Inside the company, the experience can feel very different. Departments push for their section to be prominent. Content appears late or not at all. Decision-makers join meetings halfway through the project and question fundamental choices. What should have been a three-month redesign turns into a year of small crises.

Most of these problems are not technical; they are organisational. The good news is that you can reduce a lot of the chaos with preparation that has nothing to do with layout files or frameworks.

This article focuses on that preparation. It complements the pieces on redesign ROI, timelines, and project briefs by looking at what you need to do inside your team before a redesign starts.

Step 1: appoint a real project owner

“We will decide together” sounds nice, but it rarely works for design decisions.

Without a clear project owner, every choice becomes a negotiation between different preferences. Design reviews turn into long discussions where nobody feels responsible for closing them. External partners receive mixed signals and are forced to guess whose opinion matters most.

A real project owner:

Understands the business goals behind the redesign.
Has enough authority to make decisions and say “no” when needed.
Is available throughout the project instead of disappearing after kickoff.

They do not have to decide everything alone, but they are the person who synthesises input and carries responsibility. In small companies this is often the founder or managing director; in larger ones, a marketing or product lead.

Step 2: decide where content will come from

Content is one of the most common reasons redesigns slip.

If nobody owns it, content reviews get pushed to “later”, and layouts are built on placeholders. When real copy finally appears, it does not fit the structure, forcing extra rounds of design and development work.

Before you start, answer a few simple questions:

Which pages will reuse and polish existing content, and which need to be written from scratch?
Who is responsible for drafting each key page?

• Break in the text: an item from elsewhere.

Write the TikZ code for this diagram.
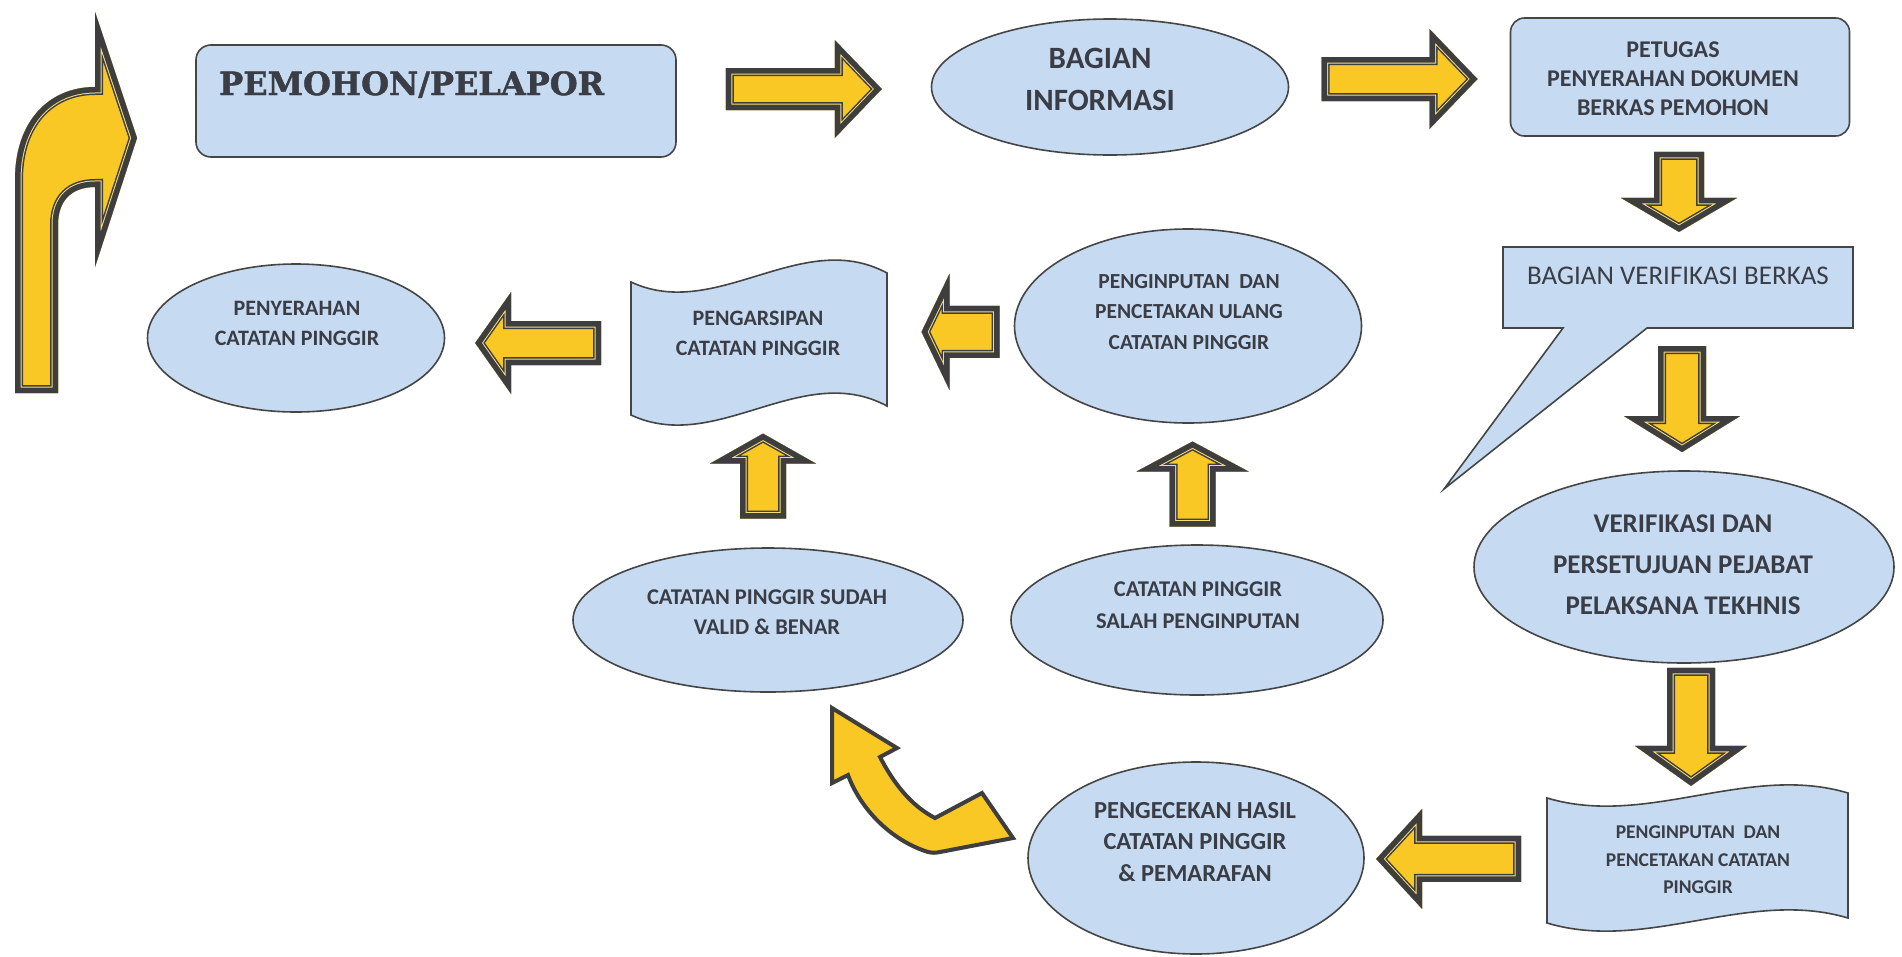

Who edits and approves?
Do you need external copywriting support, and is that budgeted?

You do not need final text before design begins, but you do need ownership. Even outlines or bullet points for each page are enough to give designers and developers something real to work with.

Step 3: create a decision framework instead of endless debates

Many redesign arguments are not about the details people claim. They are about different ideas of what the site is supposed to achieve.

One person wants maximum lead volume. Another wants to attract only large, long-term clients. A third wants the site to impress potential hires. The homepage cannot be everything at once.

It helps to write down a small set of priorities before design work starts:

What are the top two or three outcomes this redesign must support?
Which audiences are primary, and which are secondary?
If there is a trade-off between two goals, which one wins?

You can still listen to feedback from across the company, but you judge suggestions against this framework. That keeps reviews focused and gives your external partner a way to resolve conflicts constructively.

Step 4: align expectations about timelines and workload

Redesigns feel more stressful when everyone treats them as something that will magically fit into existing workloads.

Content owners think they will “find time” to write pages. Decision-makers assume they will only be needed for one or two reviews. In reality, both groups have to make space for the project across several weeks or months.

Before you commit to a timeline, be honest about internal capacity:

How many hours per week can the project owner realistically dedicate?
When are key decision-makers likely to be unavailable because of travel, quarter-end, or major launches?
Do content owners have dedicated time blocked, or are you hoping they will write copy between other tasks?

Matching your internal reality to the external timeline avoids a lot of frustration later.

Step 5: communicate the plan to the rest of the company

Even people who are not directly involved will care about how the website represents their work. If they only hear about the redesign when everything is almost finished, they may push back simply because they feel excluded.

A short, clear internal message early in the project can help:

Explain why the redesign is happening and what outcomes you expect.
Name the project owner and content leads so people know whom to talk to.
Set expectations: who will be consulted, who will decide, and how feedback will be handled.

This does not eliminate all late opinions, but it makes them easier to manage because the structure was clear from the start.

Making your next redesign less painful

Preparing your team for a redesign does not require a huge internal project. It requires a few deliberate choices made before you sign contracts.

Choose a project owner with enough authority and time.
Assign content ownership for key pages.
Write down a simple decision framework everyone can reference.
Be realistic about internal workload and block time accordingly.
Communicate the plan so people know how and when to contribute.

Combined with a solid brief and realistic external timeline, these steps turn a redesign from a slow-moving internal argument into a focused collaboration. Your external partner can then do what you hired them for: designing and building a site that supports your business, instead of trying to mediate debates that could have been resolved before the project even started.

Frequently asked questions on preparing a team for website redesign

You need fewer people than most organisations assume. Typically one project owner who holds the vision and makes final decisions, one person responsible for content, and representatives from any departments heavily affected (for example sales or recruiting). Everyone else can be consulted as needed rather than joining every meeting.

Earlier than feels comfortable. Starting to draft or at least outline key pages before design begins reduces one of the biggest sources of delay. Even rough content gives designers and developers a more realistic basis than Lorem Ipsum.